狸天通和蠢蛋还没回来,小宝躺在沙发上睡的正香,他慢腾腾的进了卫生间,当看到镜子里的人时,整个人都像是被雷劈了。
他不可置信,指着里面那个满脸红斑,丑的分不出是谁的人,扭头问身后跟进来的白雪,“这是我?”
昨天只是有点红,但毕竟脸没怎么在忘川河里泡,所以昨晚虽然红,但也没这么恐怖。
他浑身的伤口结了痂,像个重度烫伤的患者。
“是你啊。”
“我……”他无语了好半天,最后不得不承认,他毁容了,虽然平时对自己的相貌也不是特别关心,眼下变成这副鬼样子,他也难得慌了。
“你的护肤品呢?借我用点。”
白雪指了指洗手池上的大宝。
“就这?”
“很好用的,香香的。”
姜逸晨管不了那么多,胡乱的往脸上摸了一些。
结果发现更疼了,一直到下午,狸天通和狸蠢蛋进来。
看到他这副模样也吓了一跳,狸天通凑上前,皱眉“你让谁给诅咒了?”
“诅咒?”
狸天通凑近闻了闻,“你就没闻到你身上臭臭的?”
“有点。”他说,“我以为是伤口腐烂的原因。”
“不是。”他往沙发上一坐,“那是诅咒的味道,伴随着死亡的气息。”
被他这么一说,姜逸晨觉得还真是。
想到鬼母当时说的话,他大概也明白了。
是鬼母在逼他。
想通这一点,他也松了一口气,从柜子里翻出那张画。
“你知道怎么去忘川吗?”
“怎么一回事?“他斜眼。
“这是鬼母的眼睛,它放我回来的代价是把它的眼睛还回去,如果我不照做,我可能就会因为腐烂而死掉。”
狸天通听罢,仔细的看了那副面,“我怎么看不出来。”
“我也看不出来,但我和小宝确实因为这副画掉进了忘川。”
“忘川里的鬼说,鬼母的眼睛是忘川河的河眼,如果真是这样,那这应该就是那鬼母的眼睛没错了。”

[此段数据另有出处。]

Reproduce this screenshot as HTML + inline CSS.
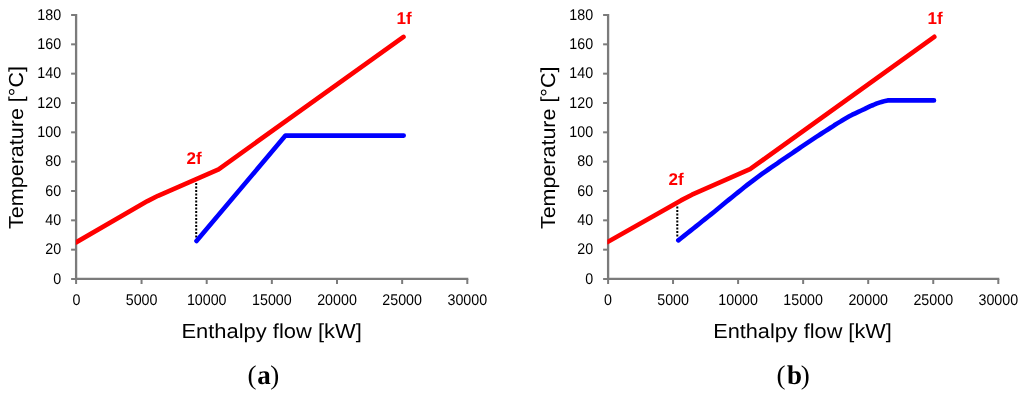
<!DOCTYPE html>
<html><head><meta charset="utf-8"><style>
html,body{margin:0;padding:0;background:#fff;}
svg{display:block;will-change:transform;text-rendering:geometricPrecision;}
.tk{font-family:"Liberation Sans",sans-serif;font-size:15.5px;fill:#000;}
.tt{font-family:"Liberation Sans",sans-serif;font-size:20.3px;fill:#000;}
.lb{font-family:"Liberation Sans",sans-serif;font-size:17px;font-weight:bold;fill:#FF0000;}
.sb{font-family:"Liberation Serif",serif;font-size:27px;fill:#000;}
</style></head><body>
<svg width="1024" height="394" viewBox="0 0 1024 394">
<defs>
<clipPath id="clip0"><rect x="75.8" y="0" width="400" height="279"/></clipPath>
<clipPath id="clip1"><rect x="607.3" y="0" width="400" height="279"/></clipPath>
</defs>
<rect width="1024" height="394" fill="#fff"/>
<line x1="76.1" y1="14.0" x2="76.1" y2="280.0" stroke="#7b7b7b" stroke-width="2.3"/>
<line x1="75.1" y1="278.9" x2="468.30000000000007" y2="278.9" stroke="#7b7b7b" stroke-width="2.3"/>
<line x1="71.1" y1="15.00" x2="76.1" y2="15.00" stroke="#7b7b7b" stroke-width="2"/>
<line x1="71.1" y1="44.33" x2="76.1" y2="44.33" stroke="#7b7b7b" stroke-width="2"/>
<line x1="71.1" y1="73.67" x2="76.1" y2="73.67" stroke="#7b7b7b" stroke-width="2"/>
<line x1="71.1" y1="103.00" x2="76.1" y2="103.00" stroke="#7b7b7b" stroke-width="2"/>
<line x1="71.1" y1="132.33" x2="76.1" y2="132.33" stroke="#7b7b7b" stroke-width="2"/>
<line x1="71.1" y1="161.67" x2="76.1" y2="161.67" stroke="#7b7b7b" stroke-width="2"/>
<line x1="71.1" y1="191.00" x2="76.1" y2="191.00" stroke="#7b7b7b" stroke-width="2"/>
<line x1="71.1" y1="220.33" x2="76.1" y2="220.33" stroke="#7b7b7b" stroke-width="2"/>
<line x1="71.1" y1="249.67" x2="76.1" y2="249.67" stroke="#7b7b7b" stroke-width="2"/>
<line x1="71.1" y1="279.00" x2="76.1" y2="279.00" stroke="#7b7b7b" stroke-width="2"/>
<line x1="76.10" y1="279.0" x2="76.10" y2="284.0" stroke="#7b7b7b" stroke-width="2"/>
<line x1="141.55" y1="279.0" x2="141.55" y2="284.0" stroke="#7b7b7b" stroke-width="2"/>
<line x1="206.70" y1="279.0" x2="206.70" y2="284.0" stroke="#7b7b7b" stroke-width="2"/>
<line x1="271.85" y1="279.0" x2="271.85" y2="284.0" stroke="#7b7b7b" stroke-width="2"/>
<line x1="337.00" y1="279.0" x2="337.00" y2="284.0" stroke="#7b7b7b" stroke-width="2"/>
<line x1="402.15" y1="279.0" x2="402.15" y2="284.0" stroke="#7b7b7b" stroke-width="2"/>
<line x1="467.30" y1="279.0" x2="467.30" y2="284.0" stroke="#7b7b7b" stroke-width="2"/>
<text transform="translate(61.10,19.50) scale(0.92,1)" class="tk" text-anchor="end">180</text>
<text transform="translate(61.10,48.83) scale(0.92,1)" class="tk" text-anchor="end">160</text>
<text transform="translate(61.10,78.17) scale(0.92,1)" class="tk" text-anchor="end">140</text>
<text transform="translate(61.10,107.50) scale(0.92,1)" class="tk" text-anchor="end">120</text>
<text transform="translate(61.10,136.83) scale(0.92,1)" class="tk" text-anchor="end">100</text>
<text transform="translate(61.10,166.17) scale(0.92,1)" class="tk" text-anchor="end">80</text>
<text transform="translate(61.10,195.50) scale(0.92,1)" class="tk" text-anchor="end">60</text>
<text transform="translate(61.10,224.83) scale(0.92,1)" class="tk" text-anchor="end">40</text>
<text transform="translate(61.10,254.17) scale(0.92,1)" class="tk" text-anchor="end">20</text>
<text transform="translate(61.10,283.50) scale(0.92,1)" class="tk" text-anchor="end">0</text>
<text transform="translate(76.40,304.6) scale(0.92,1)" class="tk" text-anchor="middle">0</text>
<text transform="translate(141.55,304.6) scale(0.92,1)" class="tk" text-anchor="middle">5000</text>
<text transform="translate(206.70,304.6) scale(0.92,1)" class="tk" text-anchor="middle">10000</text>
<text transform="translate(271.85,304.6) scale(0.92,1)" class="tk" text-anchor="middle">15000</text>
<text transform="translate(337.00,304.6) scale(0.92,1)" class="tk" text-anchor="middle">20000</text>
<text transform="translate(402.15,304.6) scale(0.92,1)" class="tk" text-anchor="middle">25000</text>
<text transform="translate(467.30,304.6) scale(0.92,1)" class="tk" text-anchor="middle">30000</text>
<text transform="translate(22.8,229) rotate(-90)" class="tt" textLength="163" lengthAdjust="spacingAndGlyphs">Temperature [°C]</text>
<text x="181.4" y="337.7" class="tt" textLength="180.4" lengthAdjust="spacingAndGlyphs">Enthalpy flow [kW]</text>
<line x1="196.2" y1="182.9" x2="196.2" y2="238" stroke="#000" stroke-width="2" stroke-dasharray="2 1.5"/>
<polyline points="196.5,241 285.5,135.6 403.7,135.6" fill="none" stroke="#0000FF" stroke-width="4.6" stroke-linejoin="round" stroke-linecap="round"/>
<polyline points="76,242.4 147.5,201.1 158,195.8 218.6,169.3 403.5,36.9" fill="none" stroke="#FF0000" stroke-width="4.6" stroke-linejoin="round" stroke-linecap="round" clip-path="url(#clip0)"/>
<text x="186.5" y="163.7" class="lb">2f</text>
<text x="396.5" y="24.2" class="lb">1f</text>
<text x="247.5" y="384" class="sb">(</text><text x="257.3" y="384" class="sb" font-weight="bold" font-size="25.5px">a</text><text x="270.3" y="384" class="sb">)</text>
<line x1="608.1" y1="14.0" x2="608.1" y2="280.0" stroke="#7b7b7b" stroke-width="2.3"/>
<line x1="607.1" y1="278.9" x2="999.3" y2="278.9" stroke="#7b7b7b" stroke-width="2.3"/>
<line x1="603.1" y1="15.00" x2="608.1" y2="15.00" stroke="#7b7b7b" stroke-width="2"/>
<line x1="603.1" y1="44.33" x2="608.1" y2="44.33" stroke="#7b7b7b" stroke-width="2"/>
<line x1="603.1" y1="73.67" x2="608.1" y2="73.67" stroke="#7b7b7b" stroke-width="2"/>
<line x1="603.1" y1="103.00" x2="608.1" y2="103.00" stroke="#7b7b7b" stroke-width="2"/>
<line x1="603.1" y1="132.33" x2="608.1" y2="132.33" stroke="#7b7b7b" stroke-width="2"/>
<line x1="603.1" y1="161.67" x2="608.1" y2="161.67" stroke="#7b7b7b" stroke-width="2"/>
<line x1="603.1" y1="191.00" x2="608.1" y2="191.00" stroke="#7b7b7b" stroke-width="2"/>
<line x1="603.1" y1="220.33" x2="608.1" y2="220.33" stroke="#7b7b7b" stroke-width="2"/>
<line x1="603.1" y1="249.67" x2="608.1" y2="249.67" stroke="#7b7b7b" stroke-width="2"/>
<line x1="603.1" y1="279.00" x2="608.1" y2="279.00" stroke="#7b7b7b" stroke-width="2"/>
<line x1="608.10" y1="279.0" x2="608.10" y2="284.0" stroke="#7b7b7b" stroke-width="2"/>
<line x1="673.05" y1="279.0" x2="673.05" y2="284.0" stroke="#7b7b7b" stroke-width="2"/>
<line x1="738.10" y1="279.0" x2="738.10" y2="284.0" stroke="#7b7b7b" stroke-width="2"/>
<line x1="803.15" y1="279.0" x2="803.15" y2="284.0" stroke="#7b7b7b" stroke-width="2"/>
<line x1="868.20" y1="279.0" x2="868.20" y2="284.0" stroke="#7b7b7b" stroke-width="2"/>
<line x1="933.25" y1="279.0" x2="933.25" y2="284.0" stroke="#7b7b7b" stroke-width="2"/>
<line x1="998.30" y1="279.0" x2="998.30" y2="284.0" stroke="#7b7b7b" stroke-width="2"/>
<text transform="translate(593.10,19.50) scale(0.92,1)" class="tk" text-anchor="end">180</text>
<text transform="translate(593.10,48.83) scale(0.92,1)" class="tk" text-anchor="end">160</text>
<text transform="translate(593.10,78.17) scale(0.92,1)" class="tk" text-anchor="end">140</text>
<text transform="translate(593.10,107.50) scale(0.92,1)" class="tk" text-anchor="end">120</text>
<text transform="translate(593.10,136.83) scale(0.92,1)" class="tk" text-anchor="end">100</text>
<text transform="translate(593.10,166.17) scale(0.92,1)" class="tk" text-anchor="end">80</text>
<text transform="translate(593.10,195.50) scale(0.92,1)" class="tk" text-anchor="end">60</text>
<text transform="translate(593.10,224.83) scale(0.92,1)" class="tk" text-anchor="end">40</text>
<text transform="translate(593.10,254.17) scale(0.92,1)" class="tk" text-anchor="end">20</text>
<text transform="translate(593.10,283.50) scale(0.92,1)" class="tk" text-anchor="end">0</text>
<text transform="translate(608.00,304.6) scale(0.92,1)" class="tk" text-anchor="middle">0</text>
<text transform="translate(673.05,304.6) scale(0.92,1)" class="tk" text-anchor="middle">5000</text>
<text transform="translate(738.10,304.6) scale(0.92,1)" class="tk" text-anchor="middle">10000</text>
<text transform="translate(803.15,304.6) scale(0.92,1)" class="tk" text-anchor="middle">15000</text>
<text transform="translate(868.20,304.6) scale(0.92,1)" class="tk" text-anchor="middle">20000</text>
<text transform="translate(933.25,304.6) scale(0.92,1)" class="tk" text-anchor="middle">25000</text>
<text transform="translate(998.30,304.6) scale(0.92,1)" class="tk" text-anchor="middle">30000</text>
<text transform="translate(554.7,229.1) rotate(-90)" class="tt" textLength="162.5" lengthAdjust="spacingAndGlyphs">Temperature [°C]</text>
<text x="713.2" y="337.7" class="tt" textLength="178.6" lengthAdjust="spacingAndGlyphs">Enthalpy flow [kW]</text>
<line x1="677.3" y1="206.5" x2="677.3" y2="237" stroke="#000" stroke-width="2" stroke-dasharray="2 1.5"/>
<polyline points="678.3,240.4 681.3,238.0 684.3,235.7 687.3,233.3 690.3,230.9 693.3,228.5 696.3,226.1 699.3,223.7 702.3,221.3 705.3,218.9 708.3,216.5 711.3,214.1 714.3,211.7 717.3,209.2 720.3,206.8 723.3,204.3 726.3,201.8 729.3,199.4 732.3,196.9 735.3,194.5 738.3,192.1 741.3,189.7 744.3,187.3 747.3,184.9 750.3,182.6 753.3,180.3 756.3,178.1 759.3,175.9 762.3,173.7 765.3,171.6 768.3,169.5 771.3,167.4 774.3,165.3 777.3,163.3 780.3,161.2 783.3,159.2 786.3,157.2 789.3,155.1 792.3,153.1 795.3,151.0 798.3,149.0 801.3,146.9 804.3,144.9 807.3,142.9 810.3,140.9 813.3,138.9 816.3,136.9 819.3,135.0 822.3,133.0 825.3,131.1 828.3,129.2 831.3,127.3 834.3,125.3 837.3,123.4 840.3,121.6 843.3,119.7 846.3,118.0 849.3,116.3 852.3,114.7 855.3,113.3 858.3,111.9 861.3,110.5 864.3,109.1 867.3,107.6 870.3,106.2 873.3,105.0 876.3,103.7 879.3,102.6 882.3,101.7 885.3,100.9 887.6,100.4 934,100.4" fill="none" stroke="#0000FF" stroke-width="4.6" stroke-linejoin="round" stroke-linecap="round"/>
<polyline points="607.5,242 681,200.4 692,194.7 750,169.2 934.3,36.8" fill="none" stroke="#FF0000" stroke-width="4.6" stroke-linejoin="round" stroke-linecap="round" clip-path="url(#clip1)"/>
<text x="668.5" y="185.3" class="lb">2f</text>
<text x="927.5" y="24.4" class="lb">1f</text>
<text x="776.5" y="384" class="sb">(</text><text x="787" y="384" class="sb" font-weight="bold" font-size="25.5px">b</text><text x="800.8" y="384" class="sb">)</text>
</svg>
</body></html>
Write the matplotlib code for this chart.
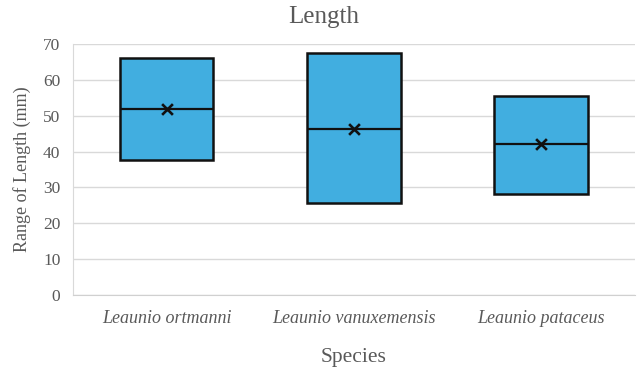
import matplotlib
matplotlib.use("Agg")
import matplotlib.pyplot as plt

species = ["Leaunio ortmanni", "Leaunio vanuxemensis", "Leaunio pataceus"]
mins = [37.6, 25.7, 28.3]
maxs = [66.0, 67.4, 55.4]
medians = [51.9, 46.4, 42.0]
means = [51.9, 46.4, 42.0]
yticks = [0, 10, 20, 30, 40, 50, 60, 70]

plt.rcParams['font.family'] = ['Liberation Serif', 'DejaVu Serif']
txt = '#595959'

fig = plt.figure(figsize=(6.42, 3.73), dpi=100)
ax = fig.add_axes([0.1137, 0.209, 0.875, 0.673])

x = list(range(len(species)))
heights = [hi - lo for lo, hi in zip(mins, maxs)]
ax.bar(x, heights, bottom=mins, width=0.5, color='#41AEE0', edgecolor='#111111', linewidth=1.8, zorder=3)
ax.hlines(medians, [i - 0.25 for i in x], [i + 0.25 for i in x], colors='#111111', linewidth=1.6, zorder=4)
ax.scatter(x, means, marker='x', s=60, color='#111111', linewidths=1.9, zorder=5)

ax.set_xlim(-0.5, 2.5)
ax.set_ylim(0, 70)
ax.set_yticks(yticks)
ax.set_xticks(x)
ax.set_xticklabels(species, style='italic', fontsize=13, color=txt)
ax.tick_params(axis='y', labelsize=12.5, colors=txt, length=0, pad=9)
ax.tick_params(axis='x', length=0, pad=11)
ax.yaxis.grid(True, color='#d9d9d9', linewidth=1, zorder=0)
ax.set_axisbelow(True)
for s in ['top', 'right']:
    ax.spines[s].set_visible(False)
ax.spines['left'].set_color('#d9d9d9')
ax.spines['bottom'].set_color('#d0d0d0')

ax.set_ylabel('Range of Length (mm)', fontsize=13, color=txt, labelpad=9)
ax.set_xlabel('Species', fontsize=15.5, color=txt, labelpad=15)
fig.text(0.505, 1 - 17 / 373, 'Length', fontsize=18, color=txt, ha='center', va='center')

fig.savefig('out.png', dpi=100)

狸天通没再说什么“晚上我带你去,我先睡会,找你找的累死了。”
姜逸晨“嗯”了一声,坐着玩了会手机。
于甜给他发了消息,都是些无关紧要的事,他就没回。
凌晨,狸天通变成人。
两人并排走在大街上,姜逸晨怀里抱着那副画,他整个人都裹的严严实实的。
不想是去走阴,更像是去偷鸡摸狗。
两人再次回到黄泉路44号街,狸天通指着昨天他们来时的路说,“这阳间有很多地方都是连同阴间的,像活人误入阴间的事也屡见不鲜……”
“我怎么不知道……”姜逸晨奇怪,“我现在不是阴阳眼吗?为什么看不见?”
狸天通嘿嘿一笑,“连鬼都不一定找的见,你以为你有双阴阳眼就能看透一切了?”